INDIGESTION
PALAISDESBEAUX-ARTS,BRUSSELS,BELGIUM
Indigestion combines an interactive video with a virtual environment. The image of two dinner companions is projected onto a horizontal screen whose shape, size, and height precisely correspond to those of an actual dining table. The familiarity of the scene—although it is flattened into two dimensions—is critical to the sense of transgression the piece engenders. Stepping into the installation is like intruding upon a private conversation whose course you can redirect.
A touch screen offers the viewer a menu of stereotypical characters to choose from. The characters are of ambiguous relation to one another and are defined only by their voices, their accoutrements, and the gestures of their hands. The viewer activates the video by selecting two of the characters, a choice the viewer can change at any point throughout the virtual meal. Replacement then triggers a diversion within the narrative’s intricate branching structure.

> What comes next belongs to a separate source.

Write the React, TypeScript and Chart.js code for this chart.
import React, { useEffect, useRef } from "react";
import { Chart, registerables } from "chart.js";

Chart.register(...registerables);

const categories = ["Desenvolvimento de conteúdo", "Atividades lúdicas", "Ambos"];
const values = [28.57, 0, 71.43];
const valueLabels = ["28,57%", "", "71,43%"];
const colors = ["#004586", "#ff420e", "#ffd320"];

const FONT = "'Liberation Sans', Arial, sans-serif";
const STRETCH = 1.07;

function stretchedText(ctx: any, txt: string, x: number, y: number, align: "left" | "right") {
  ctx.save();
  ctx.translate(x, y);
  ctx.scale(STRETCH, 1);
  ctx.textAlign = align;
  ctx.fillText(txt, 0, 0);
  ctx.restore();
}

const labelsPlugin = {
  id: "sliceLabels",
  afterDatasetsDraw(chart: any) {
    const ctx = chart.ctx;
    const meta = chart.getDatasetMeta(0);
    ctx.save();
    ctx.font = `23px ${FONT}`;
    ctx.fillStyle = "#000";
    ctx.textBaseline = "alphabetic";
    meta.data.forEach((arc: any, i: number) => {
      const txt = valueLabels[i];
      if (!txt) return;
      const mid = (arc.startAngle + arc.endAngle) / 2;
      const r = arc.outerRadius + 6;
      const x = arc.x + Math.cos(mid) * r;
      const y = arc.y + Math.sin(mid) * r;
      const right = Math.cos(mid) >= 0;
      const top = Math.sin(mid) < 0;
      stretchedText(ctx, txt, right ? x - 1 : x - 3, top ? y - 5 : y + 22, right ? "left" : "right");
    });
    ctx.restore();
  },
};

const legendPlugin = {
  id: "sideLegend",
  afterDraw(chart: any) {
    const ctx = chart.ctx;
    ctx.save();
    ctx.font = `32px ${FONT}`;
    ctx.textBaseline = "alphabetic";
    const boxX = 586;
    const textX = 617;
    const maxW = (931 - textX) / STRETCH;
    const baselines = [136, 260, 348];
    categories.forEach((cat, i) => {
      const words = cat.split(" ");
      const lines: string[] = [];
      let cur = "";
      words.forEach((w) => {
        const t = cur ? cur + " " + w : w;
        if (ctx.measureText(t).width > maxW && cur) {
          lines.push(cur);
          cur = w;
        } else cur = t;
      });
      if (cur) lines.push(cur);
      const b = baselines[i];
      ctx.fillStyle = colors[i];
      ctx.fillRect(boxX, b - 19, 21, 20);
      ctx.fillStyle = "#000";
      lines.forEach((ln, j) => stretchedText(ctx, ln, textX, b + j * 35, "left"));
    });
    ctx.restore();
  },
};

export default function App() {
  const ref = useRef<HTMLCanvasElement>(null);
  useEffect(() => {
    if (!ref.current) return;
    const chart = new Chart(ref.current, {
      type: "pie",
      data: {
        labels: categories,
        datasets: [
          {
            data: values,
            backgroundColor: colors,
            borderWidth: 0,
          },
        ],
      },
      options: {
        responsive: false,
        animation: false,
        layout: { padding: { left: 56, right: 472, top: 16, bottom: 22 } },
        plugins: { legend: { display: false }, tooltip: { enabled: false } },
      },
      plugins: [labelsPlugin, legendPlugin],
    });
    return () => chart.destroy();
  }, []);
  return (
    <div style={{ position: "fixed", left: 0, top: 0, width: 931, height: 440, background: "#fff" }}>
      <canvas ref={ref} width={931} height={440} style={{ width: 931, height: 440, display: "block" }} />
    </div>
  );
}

Each path deviation is preceded by one of 106 different animations that resets the table accordingly.
The dialogue is conceived to maintain narrative continuity in any branching pattern. While each new juxtaposition alters the event in line with a selected character, the content remains strikingly similar: in classic film noir fashion, the narrative always involves the deception of an unwitting victim by the femme fatale (although the characters’ genders are reversible).

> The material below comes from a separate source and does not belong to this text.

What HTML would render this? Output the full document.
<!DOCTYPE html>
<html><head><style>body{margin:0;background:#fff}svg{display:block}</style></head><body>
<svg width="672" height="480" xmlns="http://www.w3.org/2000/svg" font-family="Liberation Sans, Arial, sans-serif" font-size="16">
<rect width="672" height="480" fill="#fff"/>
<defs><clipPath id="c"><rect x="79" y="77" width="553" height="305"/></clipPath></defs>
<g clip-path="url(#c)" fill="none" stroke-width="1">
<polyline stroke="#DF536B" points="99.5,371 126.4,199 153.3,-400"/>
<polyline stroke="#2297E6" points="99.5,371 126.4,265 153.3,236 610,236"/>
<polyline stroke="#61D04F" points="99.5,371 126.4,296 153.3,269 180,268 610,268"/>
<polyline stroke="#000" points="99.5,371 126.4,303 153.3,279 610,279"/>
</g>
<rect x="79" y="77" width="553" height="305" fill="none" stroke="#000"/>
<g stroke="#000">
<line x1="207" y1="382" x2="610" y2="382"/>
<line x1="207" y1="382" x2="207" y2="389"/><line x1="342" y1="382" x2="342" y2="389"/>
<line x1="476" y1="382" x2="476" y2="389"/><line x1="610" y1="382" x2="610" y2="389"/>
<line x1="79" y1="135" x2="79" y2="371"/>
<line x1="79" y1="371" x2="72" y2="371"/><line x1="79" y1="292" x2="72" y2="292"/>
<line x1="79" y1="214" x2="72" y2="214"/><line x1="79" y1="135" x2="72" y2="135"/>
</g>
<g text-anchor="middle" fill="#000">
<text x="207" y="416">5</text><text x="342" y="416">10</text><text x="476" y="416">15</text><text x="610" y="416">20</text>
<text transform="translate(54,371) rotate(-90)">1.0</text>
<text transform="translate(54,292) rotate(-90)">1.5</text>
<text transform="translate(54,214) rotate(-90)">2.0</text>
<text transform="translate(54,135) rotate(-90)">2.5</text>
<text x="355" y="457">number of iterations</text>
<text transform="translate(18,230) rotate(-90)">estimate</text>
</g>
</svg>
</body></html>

The variable narrative structure of the interactive video simultaneously affects the progress of the nearby virtual environment. A participant using a motion-sensing device can navigate through the magnified computer-generated space of the dinner table. This virtual view is projected—in real time and in three dimensions—for an audience of viewers wearing stereoscopic 3-D glasses. The virtual image is split between two large screens positioned on opposite sides of the room like a car’s front and rear windshields. Moving forward on one screen creates the sense of moving away on the other.

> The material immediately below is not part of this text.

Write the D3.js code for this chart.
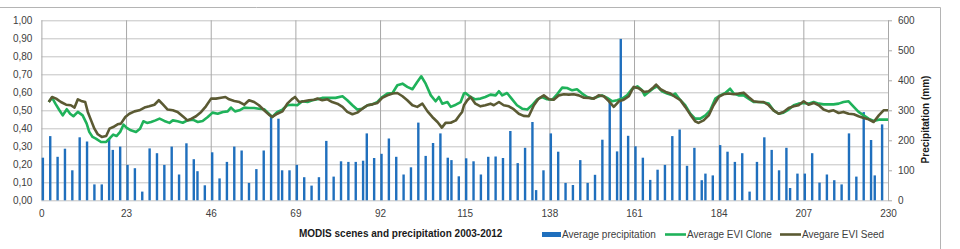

This magnified viewpoint, in combination with the full range of motion on the table surface, offers several alternative narrative possibilities. A micro drama plays out in the details: a lipstick print on the rim of a man’s wineglass, a glimpse of a third character reflected in a woman’s silverware, a cryptic symbol written in the condensation of a man’s water glass. The table presents several streams of information that propel the narrative in different directions. An archetypal blackmail scenario, for example, is disguised as repartee about food. Using a point-and-click feature on the navigation device, the viewer can track each character’s level of sobriety, monitor caloric intake and cholesterol count, and examine spectrographic readings of the narcotic—a sedative secretly slipped into the victim’s drink—as it takes effect.
The interactive video and virtual environment each prioritize a different aspect of the event, but the two are not cumulative. Rather, they produce conflicting narratives that remain indigestible.